— Begin Source data —
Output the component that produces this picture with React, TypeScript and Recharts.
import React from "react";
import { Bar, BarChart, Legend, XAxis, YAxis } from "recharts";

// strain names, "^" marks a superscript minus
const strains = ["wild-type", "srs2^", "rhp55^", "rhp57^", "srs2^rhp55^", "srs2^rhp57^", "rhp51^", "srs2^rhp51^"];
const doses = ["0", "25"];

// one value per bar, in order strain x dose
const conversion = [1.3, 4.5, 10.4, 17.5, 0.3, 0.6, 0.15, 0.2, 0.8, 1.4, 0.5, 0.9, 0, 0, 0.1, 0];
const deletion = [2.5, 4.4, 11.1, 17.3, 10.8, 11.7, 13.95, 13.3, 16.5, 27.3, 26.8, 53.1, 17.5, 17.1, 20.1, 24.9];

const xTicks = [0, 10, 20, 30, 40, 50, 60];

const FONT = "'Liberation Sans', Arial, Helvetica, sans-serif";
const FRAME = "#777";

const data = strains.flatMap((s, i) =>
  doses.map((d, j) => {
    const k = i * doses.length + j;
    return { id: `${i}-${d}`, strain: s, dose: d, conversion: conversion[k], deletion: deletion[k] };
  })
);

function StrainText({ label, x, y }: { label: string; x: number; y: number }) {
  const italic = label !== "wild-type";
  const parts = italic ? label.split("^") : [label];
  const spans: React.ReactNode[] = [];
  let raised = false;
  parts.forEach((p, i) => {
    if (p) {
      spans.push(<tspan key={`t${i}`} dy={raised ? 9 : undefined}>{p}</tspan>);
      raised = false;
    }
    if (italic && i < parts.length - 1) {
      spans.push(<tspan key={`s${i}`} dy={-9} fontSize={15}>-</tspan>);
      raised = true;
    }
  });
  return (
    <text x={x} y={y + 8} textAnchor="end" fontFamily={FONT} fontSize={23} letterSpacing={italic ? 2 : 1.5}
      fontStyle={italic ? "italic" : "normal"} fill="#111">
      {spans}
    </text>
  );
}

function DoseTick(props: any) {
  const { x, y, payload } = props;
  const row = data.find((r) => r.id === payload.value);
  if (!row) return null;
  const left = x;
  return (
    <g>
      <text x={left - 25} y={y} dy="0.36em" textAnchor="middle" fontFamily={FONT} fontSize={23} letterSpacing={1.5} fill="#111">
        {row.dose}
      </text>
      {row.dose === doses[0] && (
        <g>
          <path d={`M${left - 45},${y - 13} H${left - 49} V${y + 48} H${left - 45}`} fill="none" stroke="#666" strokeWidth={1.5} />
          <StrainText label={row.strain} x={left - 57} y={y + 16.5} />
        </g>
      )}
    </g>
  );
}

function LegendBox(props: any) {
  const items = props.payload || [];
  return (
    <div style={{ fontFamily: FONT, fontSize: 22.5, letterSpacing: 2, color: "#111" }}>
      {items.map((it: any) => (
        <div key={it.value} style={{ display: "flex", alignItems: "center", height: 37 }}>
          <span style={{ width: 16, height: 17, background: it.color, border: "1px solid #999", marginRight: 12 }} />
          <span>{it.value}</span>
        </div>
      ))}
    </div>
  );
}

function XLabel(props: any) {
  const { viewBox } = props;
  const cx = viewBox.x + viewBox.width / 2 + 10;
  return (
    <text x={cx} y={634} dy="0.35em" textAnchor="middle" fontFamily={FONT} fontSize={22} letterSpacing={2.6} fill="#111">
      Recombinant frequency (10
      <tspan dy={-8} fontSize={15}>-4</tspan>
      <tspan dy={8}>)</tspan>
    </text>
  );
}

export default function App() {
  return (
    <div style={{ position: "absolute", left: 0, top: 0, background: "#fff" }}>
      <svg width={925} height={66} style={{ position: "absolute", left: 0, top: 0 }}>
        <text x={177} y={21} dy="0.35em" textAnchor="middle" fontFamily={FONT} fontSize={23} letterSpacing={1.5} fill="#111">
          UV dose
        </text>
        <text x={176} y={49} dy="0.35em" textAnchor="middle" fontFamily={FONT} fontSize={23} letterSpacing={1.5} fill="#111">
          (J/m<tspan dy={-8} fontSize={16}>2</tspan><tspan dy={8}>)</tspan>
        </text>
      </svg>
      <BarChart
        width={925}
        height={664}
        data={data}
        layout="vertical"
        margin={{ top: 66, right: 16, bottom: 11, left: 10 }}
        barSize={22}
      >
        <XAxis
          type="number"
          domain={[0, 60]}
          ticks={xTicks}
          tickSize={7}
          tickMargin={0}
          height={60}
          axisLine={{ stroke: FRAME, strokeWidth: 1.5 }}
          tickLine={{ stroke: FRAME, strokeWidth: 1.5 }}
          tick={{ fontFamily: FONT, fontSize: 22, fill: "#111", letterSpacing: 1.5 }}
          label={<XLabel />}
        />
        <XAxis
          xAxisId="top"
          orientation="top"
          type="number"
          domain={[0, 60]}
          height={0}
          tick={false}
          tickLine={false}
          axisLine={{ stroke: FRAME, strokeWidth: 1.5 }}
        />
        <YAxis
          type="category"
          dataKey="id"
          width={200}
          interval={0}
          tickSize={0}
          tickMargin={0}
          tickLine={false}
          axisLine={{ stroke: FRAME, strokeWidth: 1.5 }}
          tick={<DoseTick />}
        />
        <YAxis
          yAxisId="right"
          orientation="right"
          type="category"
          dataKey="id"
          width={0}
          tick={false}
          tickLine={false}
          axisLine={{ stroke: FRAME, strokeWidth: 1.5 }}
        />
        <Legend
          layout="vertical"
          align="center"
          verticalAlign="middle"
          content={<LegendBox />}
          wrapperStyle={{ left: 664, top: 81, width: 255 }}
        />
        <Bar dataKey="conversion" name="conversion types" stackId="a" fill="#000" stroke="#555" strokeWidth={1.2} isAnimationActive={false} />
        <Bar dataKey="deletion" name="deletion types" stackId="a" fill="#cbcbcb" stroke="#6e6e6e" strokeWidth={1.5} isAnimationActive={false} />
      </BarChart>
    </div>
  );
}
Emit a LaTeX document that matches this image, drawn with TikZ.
— End Source data —
» **Short task**:
Extract the complete set of records unchanged.

» **Full output**:
Output the component that produces this picture with React, TypeScript and Recharts.
import React from "react";
import { Bar, BarChart, Legend, XAxis, YAxis } from "recharts";

// strain names, "^" marks a superscript minus
const strains = ["wild-type", "srs2^", "rhp55^", "rhp57^", "srs2^rhp55^", "srs2^rhp57^", "rhp51^", "srs2^rhp51^"];
const doses = ["0", "25"];

// one value per bar, in order strain x dose
const conversion = [1.3, 4.5, 10.4, 17.5, 0.3, 0.6, 0.15, 0.2, 0.8, 1.4, 0.5, 0.9, 0, 0, 0.1, 0];
const deletion = [2.5, 4.4, 11.1, 17.3, 10.8, 11.7, 13.95, 13.3, 16.5, 27.3, 26.8, 53.1, 17.5, 17.1, 20.1, 24.9];

const xTicks = [0, 10, 20, 30, 40, 50, 60];

const FONT = "'Liberation Sans', Arial, Helvetica, sans-serif";
const FRAME = "#777";

const data = strains.flatMap((s, i) =>
  doses.map((d, j) => {
    const k = i * doses.length + j;
    return { id: `${i}-${d}`, strain: s, dose: d, conversion: conversion[k], deletion: deletion[k] };
  })
);

function StrainText({ label, x, y }: { label: string; x: number; y: number }) {
  const italic = label !== "wild-type";
  const parts = italic ? label.split("^") : [label];
  const spans: React.ReactNode[] = [];
  let raised = false;
  parts.forEach((p, i) => {
    if (p) {
      spans.push(<tspan key={`t${i}`} dy={raised ? 9 : undefined}>{p}</tspan>);
      raised = false;
    }
    if (italic && i < parts.length - 1) {
      spans.push(<tspan key={`s${i}`} dy={-9} fontSize={15}>-</tspan>);
      raised = true;
    }
  });
  return (
    <text x={x} y={y + 8} textAnchor="end" fontFamily={FONT} fontSize={23} letterSpacing={italic ? 2 : 1.5}
      fontStyle={italic ? "italic" : "normal"} fill="#111">
      {spans}
    </text>
  );
}

function DoseTick(props: any) {
  const { x, y, payload } = props;
  const row = data.find((r) => r.id === payload.value);
  if (!row) return null;
  const left = x;
  return (
    <g>
      <text x={left - 25} y={y} dy="0.36em" textAnchor="middle" fontFamily={FONT} fontSize={23} letterSpacing={1.5} fill="#111">
        {row.dose}
      </text>
      {row.dose === doses[0] && (
        <g>
          <path d={`M${left - 45},${y - 13} H${left - 49} V${y + 48} H${left - 45}`} fill="none" stroke="#666" strokeWidth={1.5} />
          <StrainText label={row.strain} x={left - 57} y={y + 16.5} />
        </g>
      )}
    </g>
  );
}

function LegendBox(props: any) {
  const items = props.payload || [];
  return (
    <div style={{ fontFamily: FONT, fontSize: 22.5, letterSpacing: 2, color: "#111" }}>
      {items.map((it: any) => (
        <div key={it.value} style={{ display: "flex", alignItems: "center", height: 37 }}>
          <span style={{ width: 16, height: 17, background: it.color, border: "1px solid #999", marginRight: 12 }} />
          <span>{it.value}</span>
        </div>
      ))}
    </div>
  );
}

function XLabel(props: any) {
  const { viewBox } = props;
  const cx = viewBox.x + viewBox.width / 2 + 10;
  return (
    <text x={cx} y={634} dy="0.35em" textAnchor="middle" fontFamily={FONT} fontSize={22} letterSpacing={2.6} fill="#111">
      Recombinant frequency (10
      <tspan dy={-8} fontSize={15}>-4</tspan>
      <tspan dy={8}>)</tspan>
    </text>
  );
}

export default function App() {
  return (
    <div style={{ position: "absolute", left: 0, top: 0, background: "#fff" }}>
      <svg width={925} height={66} style={{ position: "absolute", left: 0, top: 0 }}>
        <text x={177} y={21} dy="0.35em" textAnchor="middle" fontFamily={FONT} fontSize={23} letterSpacing={1.5} fill="#111">
          UV dose
        </text>
        <text x={176} y={49} dy="0.35em" textAnchor="middle" fontFamily={FONT} fontSize={23} letterSpacing={1.5} fill="#111">
          (J/m<tspan dy={-8} fontSize={16}>2</tspan><tspan dy={8}>)</tspan>
        </text>
      </svg>
      <BarChart
        width={925}
        height={664}
        data={data}
        layout="vertical"
        margin={{ top: 66, right: 16, bottom: 11, left: 10 }}
        barSize={22}
      >
        <XAxis
          type="number"
          domain={[0, 60]}
          ticks={xTicks}
          tickSize={7}
          tickMargin={0}
          height={60}
          axisLine={{ stroke: FRAME, strokeWidth: 1.5 }}
          tickLine={{ stroke: FRAME, strokeWidth: 1.5 }}
          tick={{ fontFamily: FONT, fontSize: 22, fill: "#111", letterSpacing: 1.5 }}
          label={<XLabel />}
        />
        <XAxis
          xAxisId="top"
          orientation="top"
          type="number"
          domain={[0, 60]}
          height={0}
          tick={false}
          tickLine={false}
          axisLine={{ stroke: FRAME, strokeWidth: 1.5 }}
        />
        <YAxis
          type="category"
          dataKey="id"
          width={200}
          interval={0}
          tickSize={0}
          tickMargin={0}
          tickLine={false}
          axisLine={{ stroke: FRAME, strokeWidth: 1.5 }}
          tick={<DoseTick />}
        />
        <YAxis
          yAxisId="right"
          orientation="right"
          type="category"
          dataKey="id"
          width={0}
          tick={false}
          tickLine={false}
          axisLine={{ stroke: FRAME, strokeWidth: 1.5 }}
        />
        <Legend
          layout="vertical"
          align="center"
          verticalAlign="middle"
          content={<LegendBox />}
          wrapperStyle={{ left: 664, top: 81, width: 255 }}
        />
        <Bar dataKey="conversion" name="conversion types" stackId="a" fill="#000" stroke="#555" strokeWidth={1.2} isAnimationActive={false} />
        <Bar dataKey="deletion" name="deletion types" stackId="a" fill="#cbcbcb" stroke="#6e6e6e" strokeWidth={1.5} isAnimationActive={false} />
      </BarChart>
    </div>
  );
}
Emit a LaTeX document that matches this image, drawn with TikZ.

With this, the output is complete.